How casinos impact Wisconsin communities will be the topic of discussion during a “Tele-Townhall” hosted by Citizens Against Expanded Gambling in Wisconsin (CAEG) on Monday.
The organization, which is comprised of a group of concerned citizens, community leaders and employers opposed to gambling expansion in the state, believes that while increasing the numbers of casinos in Wisconsin would create jobs; casino jobs, along with certain other jobs, are not good for the community or the economy, according to spokesperson for the organization, Lorrie Pickens.
Recently in Wisconsin, expanded gambling has been a focus of discussion among citizens and lawmakers. The group, along with Les Bernal, the National Director of Stop Predatory Gambling and Congressman Glenn Grothman (R-Glenbeulah) ,one of the state’s strongest opponents of gambling expansion in the state, will address their view that communities are better off without casino jobs, and present statistics related to gambling at the Town Hall conference.
The organization’s website contends that even though there is a casino within a two-hour drive of every person in Wisconsin, new casino proposals loom. Currently, there are eleven federally recognized Indian tribes in the state operating 24 gaming facilities, two of them, the Ho-Chunk Nation of Wisconsin (also in Minnesota) and the Lac du Flambeau Band of Lake Superior Chippewa Indians have submitted applications for new casinos.
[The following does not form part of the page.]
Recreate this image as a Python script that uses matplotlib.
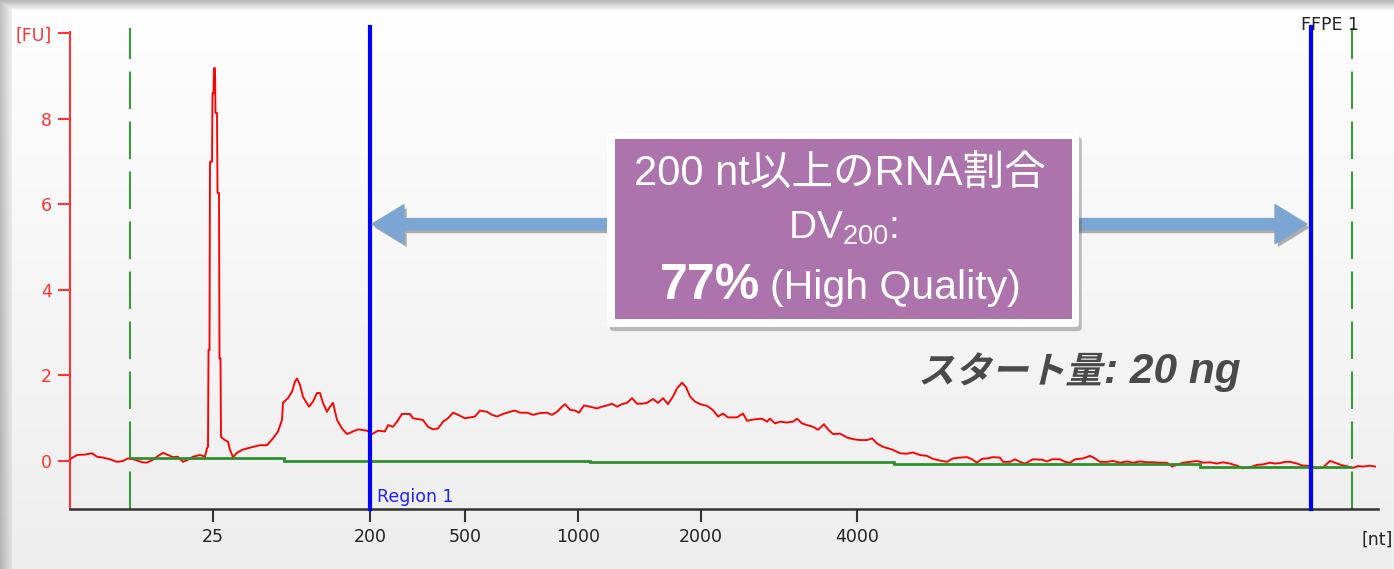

The Ho-Chunk Nation, which owns and operates six casinos and restaurants and hotels connected to the casinos in the state of Wisconsin, this spring, submitted an application to build an off-reservation casino in Beloit to the regional office of the Bureau of Indian Affairs (BIA) in Minnesota. And the Lac du Flambeau Band of Lake Superior Chippewa Indians, which owns and operates one bingo parlor and one casino in the state, in the spring of 2013, submitted its application for a $50 million off-reservation casino in Shullsburg, Wisconsin. If the BIA approves the application, it will go to the Governor’s office for final approval, as with the Ho-Chunk Nation’s application. The CAEG would like to stop that from happening, and through the Town Hall conference, the organization will attempt to make its case heard by lawmakers.
The CAEG presents statistics from Wisconsin’s Council on Problem Gambling, which indicate a direct correlation between the expansion of gambling in the state and an increase in problem gambling. Other statistics noted, include that about 333,000 of the state’s residents have a gambling problem; since 1996, calls to the Problem Gambling’s 24-hour Helpline have increased by 329 percent; and $46,967 is the average debt of the callers. The CAEG maintains that proximity matters and cites a study published by John W. Welte of the University of Buffalo’s Research Institute on Addictions, which indicates that a person living within 10 miles of a casino is two times more likely of developing a gambling addiction than someone living 10 miles or more away.
According to Dr. Alan P. Meister’s 2016 Indian Gaming Industry Report, some 26 applications for American Indian gaming on lands acquired in trust remain pending; some of them dating as far back as 2005.